When Rory comes back as Rory the Roman, his second shot at life is already a miracle, a side effect the universe never intended. You hear critique sometimes about Moffat's Who, that no one is ordinary any more, all the companions are special snowflakes. Not Rory Williams. Rory is as ordinary as they come in his soul, and as absolutely extraordinary as every single human being can be. Rory's choice to stay by Amy's side through hundreds of years of hardship, just to keep her safe, is remarkable BECAUSE he's the everyman. Someone in your own life might be capable of that kind of extraordinary, miraculous love, the kind of love that will wait two thousand years if it means seeing the person they love again.

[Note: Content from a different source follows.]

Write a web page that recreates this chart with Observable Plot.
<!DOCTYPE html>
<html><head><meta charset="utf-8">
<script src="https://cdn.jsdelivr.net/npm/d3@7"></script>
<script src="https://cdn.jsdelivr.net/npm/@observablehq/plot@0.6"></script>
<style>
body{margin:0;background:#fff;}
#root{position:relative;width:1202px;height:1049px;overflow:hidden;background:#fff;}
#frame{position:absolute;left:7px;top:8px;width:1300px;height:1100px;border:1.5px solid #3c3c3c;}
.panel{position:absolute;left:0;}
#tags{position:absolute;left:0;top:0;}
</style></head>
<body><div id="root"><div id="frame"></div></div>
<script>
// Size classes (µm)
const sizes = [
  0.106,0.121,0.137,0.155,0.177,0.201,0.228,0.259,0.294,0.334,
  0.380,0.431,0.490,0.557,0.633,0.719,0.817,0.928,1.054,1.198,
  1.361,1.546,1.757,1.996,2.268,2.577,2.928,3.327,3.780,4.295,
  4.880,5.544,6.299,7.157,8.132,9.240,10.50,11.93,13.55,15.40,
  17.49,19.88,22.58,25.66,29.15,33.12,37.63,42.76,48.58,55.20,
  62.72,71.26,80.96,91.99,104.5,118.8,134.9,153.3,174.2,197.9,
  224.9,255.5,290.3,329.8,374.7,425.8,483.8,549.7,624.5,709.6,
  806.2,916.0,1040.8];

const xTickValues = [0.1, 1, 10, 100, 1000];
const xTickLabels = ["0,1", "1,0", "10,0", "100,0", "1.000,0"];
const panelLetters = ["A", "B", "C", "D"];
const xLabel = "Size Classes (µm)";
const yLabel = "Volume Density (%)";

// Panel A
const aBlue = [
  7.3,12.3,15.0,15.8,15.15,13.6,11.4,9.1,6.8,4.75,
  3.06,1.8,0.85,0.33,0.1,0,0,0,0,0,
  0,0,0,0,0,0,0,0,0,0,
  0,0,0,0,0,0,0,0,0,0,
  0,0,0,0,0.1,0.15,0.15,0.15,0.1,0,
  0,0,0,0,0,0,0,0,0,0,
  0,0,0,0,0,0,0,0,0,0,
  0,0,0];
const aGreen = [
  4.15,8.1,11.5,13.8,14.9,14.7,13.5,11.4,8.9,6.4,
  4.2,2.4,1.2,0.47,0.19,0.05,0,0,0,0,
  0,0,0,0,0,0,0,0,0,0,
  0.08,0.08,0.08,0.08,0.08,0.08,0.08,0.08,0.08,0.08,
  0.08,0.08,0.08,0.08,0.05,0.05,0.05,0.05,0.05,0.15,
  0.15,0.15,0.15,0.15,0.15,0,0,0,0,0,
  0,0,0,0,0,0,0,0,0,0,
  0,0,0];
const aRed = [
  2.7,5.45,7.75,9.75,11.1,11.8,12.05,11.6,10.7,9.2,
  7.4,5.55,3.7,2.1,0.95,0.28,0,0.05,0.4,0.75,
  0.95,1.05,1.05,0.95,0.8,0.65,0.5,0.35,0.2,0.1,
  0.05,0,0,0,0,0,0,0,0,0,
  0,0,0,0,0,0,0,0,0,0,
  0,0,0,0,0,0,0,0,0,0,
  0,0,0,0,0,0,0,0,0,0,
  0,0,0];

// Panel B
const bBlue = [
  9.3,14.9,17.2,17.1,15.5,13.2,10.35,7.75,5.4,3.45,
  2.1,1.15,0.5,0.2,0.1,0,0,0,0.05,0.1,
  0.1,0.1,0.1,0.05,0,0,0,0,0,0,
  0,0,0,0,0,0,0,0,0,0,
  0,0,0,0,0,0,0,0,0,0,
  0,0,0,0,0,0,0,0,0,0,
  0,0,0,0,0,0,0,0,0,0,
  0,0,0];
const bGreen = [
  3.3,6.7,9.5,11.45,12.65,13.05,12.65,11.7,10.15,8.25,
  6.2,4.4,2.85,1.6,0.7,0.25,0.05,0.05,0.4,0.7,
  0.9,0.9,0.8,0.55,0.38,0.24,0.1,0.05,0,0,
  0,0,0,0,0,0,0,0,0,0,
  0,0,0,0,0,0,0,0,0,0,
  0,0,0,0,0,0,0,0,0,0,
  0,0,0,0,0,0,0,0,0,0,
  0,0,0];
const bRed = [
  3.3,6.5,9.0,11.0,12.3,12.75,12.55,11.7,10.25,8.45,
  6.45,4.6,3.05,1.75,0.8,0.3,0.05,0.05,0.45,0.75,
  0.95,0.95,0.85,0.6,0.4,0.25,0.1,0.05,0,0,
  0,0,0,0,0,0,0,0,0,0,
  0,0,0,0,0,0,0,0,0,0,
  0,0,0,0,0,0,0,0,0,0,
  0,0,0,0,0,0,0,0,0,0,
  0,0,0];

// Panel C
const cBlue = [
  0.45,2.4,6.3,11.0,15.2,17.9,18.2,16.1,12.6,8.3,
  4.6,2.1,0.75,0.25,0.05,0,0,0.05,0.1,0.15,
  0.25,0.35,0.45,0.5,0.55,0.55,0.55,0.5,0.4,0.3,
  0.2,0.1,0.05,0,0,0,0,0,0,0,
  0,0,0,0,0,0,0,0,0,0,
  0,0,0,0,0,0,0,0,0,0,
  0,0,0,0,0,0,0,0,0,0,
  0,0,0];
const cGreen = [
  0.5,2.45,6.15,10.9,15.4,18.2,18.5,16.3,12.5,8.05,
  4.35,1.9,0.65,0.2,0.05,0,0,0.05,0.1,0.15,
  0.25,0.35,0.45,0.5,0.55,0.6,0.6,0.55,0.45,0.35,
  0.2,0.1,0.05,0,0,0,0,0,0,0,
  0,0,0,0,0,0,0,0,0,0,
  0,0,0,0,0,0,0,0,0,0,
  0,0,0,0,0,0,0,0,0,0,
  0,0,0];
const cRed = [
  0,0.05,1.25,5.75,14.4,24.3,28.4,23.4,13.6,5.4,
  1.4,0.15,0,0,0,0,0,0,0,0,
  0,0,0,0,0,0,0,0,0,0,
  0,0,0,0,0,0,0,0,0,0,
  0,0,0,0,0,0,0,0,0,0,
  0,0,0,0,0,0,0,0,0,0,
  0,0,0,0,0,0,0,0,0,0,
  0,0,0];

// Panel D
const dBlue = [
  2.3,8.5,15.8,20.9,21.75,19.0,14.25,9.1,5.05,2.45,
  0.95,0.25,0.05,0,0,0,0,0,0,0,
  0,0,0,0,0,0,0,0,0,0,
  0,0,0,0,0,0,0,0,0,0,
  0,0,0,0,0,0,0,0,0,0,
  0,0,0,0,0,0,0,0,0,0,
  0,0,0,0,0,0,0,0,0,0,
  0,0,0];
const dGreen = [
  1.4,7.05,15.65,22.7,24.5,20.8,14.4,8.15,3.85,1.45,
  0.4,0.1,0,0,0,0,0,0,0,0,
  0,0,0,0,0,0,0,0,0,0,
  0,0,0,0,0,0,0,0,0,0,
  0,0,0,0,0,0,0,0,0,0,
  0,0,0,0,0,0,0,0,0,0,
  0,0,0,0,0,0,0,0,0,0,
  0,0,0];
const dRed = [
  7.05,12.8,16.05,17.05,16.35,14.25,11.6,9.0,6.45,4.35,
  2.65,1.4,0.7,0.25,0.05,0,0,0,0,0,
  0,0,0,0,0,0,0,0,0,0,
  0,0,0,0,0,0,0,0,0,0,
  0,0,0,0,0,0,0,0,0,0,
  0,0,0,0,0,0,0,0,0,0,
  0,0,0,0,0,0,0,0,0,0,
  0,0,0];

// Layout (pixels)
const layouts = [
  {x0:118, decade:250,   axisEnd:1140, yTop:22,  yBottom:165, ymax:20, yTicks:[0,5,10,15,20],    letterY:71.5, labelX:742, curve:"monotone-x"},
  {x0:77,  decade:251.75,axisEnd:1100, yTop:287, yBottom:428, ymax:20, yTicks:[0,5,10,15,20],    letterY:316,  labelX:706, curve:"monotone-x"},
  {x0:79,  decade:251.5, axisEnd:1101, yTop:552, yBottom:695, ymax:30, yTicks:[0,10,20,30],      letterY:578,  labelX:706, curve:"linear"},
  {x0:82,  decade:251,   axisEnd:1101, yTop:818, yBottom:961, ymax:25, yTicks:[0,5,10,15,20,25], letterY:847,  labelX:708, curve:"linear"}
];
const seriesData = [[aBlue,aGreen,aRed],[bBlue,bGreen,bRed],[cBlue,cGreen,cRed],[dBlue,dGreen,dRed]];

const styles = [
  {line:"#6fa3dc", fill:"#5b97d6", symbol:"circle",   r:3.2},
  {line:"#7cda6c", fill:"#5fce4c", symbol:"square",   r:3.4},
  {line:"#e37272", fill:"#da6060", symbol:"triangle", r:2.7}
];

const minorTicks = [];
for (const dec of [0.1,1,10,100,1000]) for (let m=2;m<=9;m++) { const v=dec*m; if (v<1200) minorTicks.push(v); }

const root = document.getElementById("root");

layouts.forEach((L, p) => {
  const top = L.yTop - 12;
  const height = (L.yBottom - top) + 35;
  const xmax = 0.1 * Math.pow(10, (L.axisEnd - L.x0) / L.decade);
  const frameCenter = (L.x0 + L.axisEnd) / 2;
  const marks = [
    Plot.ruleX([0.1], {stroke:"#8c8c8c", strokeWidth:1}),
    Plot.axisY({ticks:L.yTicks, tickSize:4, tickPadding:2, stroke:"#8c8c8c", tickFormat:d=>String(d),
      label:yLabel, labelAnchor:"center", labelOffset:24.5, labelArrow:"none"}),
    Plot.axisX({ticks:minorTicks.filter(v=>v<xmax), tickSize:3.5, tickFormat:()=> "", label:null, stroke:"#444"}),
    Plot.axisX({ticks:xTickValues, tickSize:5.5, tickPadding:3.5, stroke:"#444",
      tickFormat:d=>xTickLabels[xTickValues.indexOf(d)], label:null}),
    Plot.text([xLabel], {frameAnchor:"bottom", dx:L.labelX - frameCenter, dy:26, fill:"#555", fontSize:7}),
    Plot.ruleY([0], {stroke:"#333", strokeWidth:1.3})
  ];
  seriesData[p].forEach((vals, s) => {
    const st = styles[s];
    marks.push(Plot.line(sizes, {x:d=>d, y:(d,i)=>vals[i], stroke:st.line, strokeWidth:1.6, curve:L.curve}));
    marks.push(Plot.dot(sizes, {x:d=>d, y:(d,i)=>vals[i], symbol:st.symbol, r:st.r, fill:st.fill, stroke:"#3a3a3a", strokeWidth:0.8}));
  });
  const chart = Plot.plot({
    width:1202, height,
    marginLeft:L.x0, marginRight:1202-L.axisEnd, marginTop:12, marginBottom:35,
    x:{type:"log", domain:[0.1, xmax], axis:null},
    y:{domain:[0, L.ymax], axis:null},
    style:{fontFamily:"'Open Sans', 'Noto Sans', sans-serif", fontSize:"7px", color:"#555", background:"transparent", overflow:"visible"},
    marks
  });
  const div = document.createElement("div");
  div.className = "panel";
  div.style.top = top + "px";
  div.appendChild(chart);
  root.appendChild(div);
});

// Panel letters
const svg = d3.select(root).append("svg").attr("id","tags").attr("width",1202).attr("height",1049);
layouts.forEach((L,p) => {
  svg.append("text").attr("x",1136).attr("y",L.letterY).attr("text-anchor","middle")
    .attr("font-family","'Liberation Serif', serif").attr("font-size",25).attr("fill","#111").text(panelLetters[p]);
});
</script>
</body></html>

The Doctor likes to tell people to be extraordinary, to be their best; Rory shows us that no matter how small you think you might be, your best can shine almost inconceivably bright.
Septimus Hodge and Rory Williams aren't the likeliest of parallel characters, but when they make the sacrifices they make for the women they love, they shine an interesting light on each other. They are the heroes who wait, who do the impossible because the love they bear is almost impossibly big. Lest we forget, waiting is active, waiting is HARD. They wait because they hope, and they suffer because they love, but ultimately, neither of them waits, or loves, in vain. Their love transforms their world- it just might take a little while.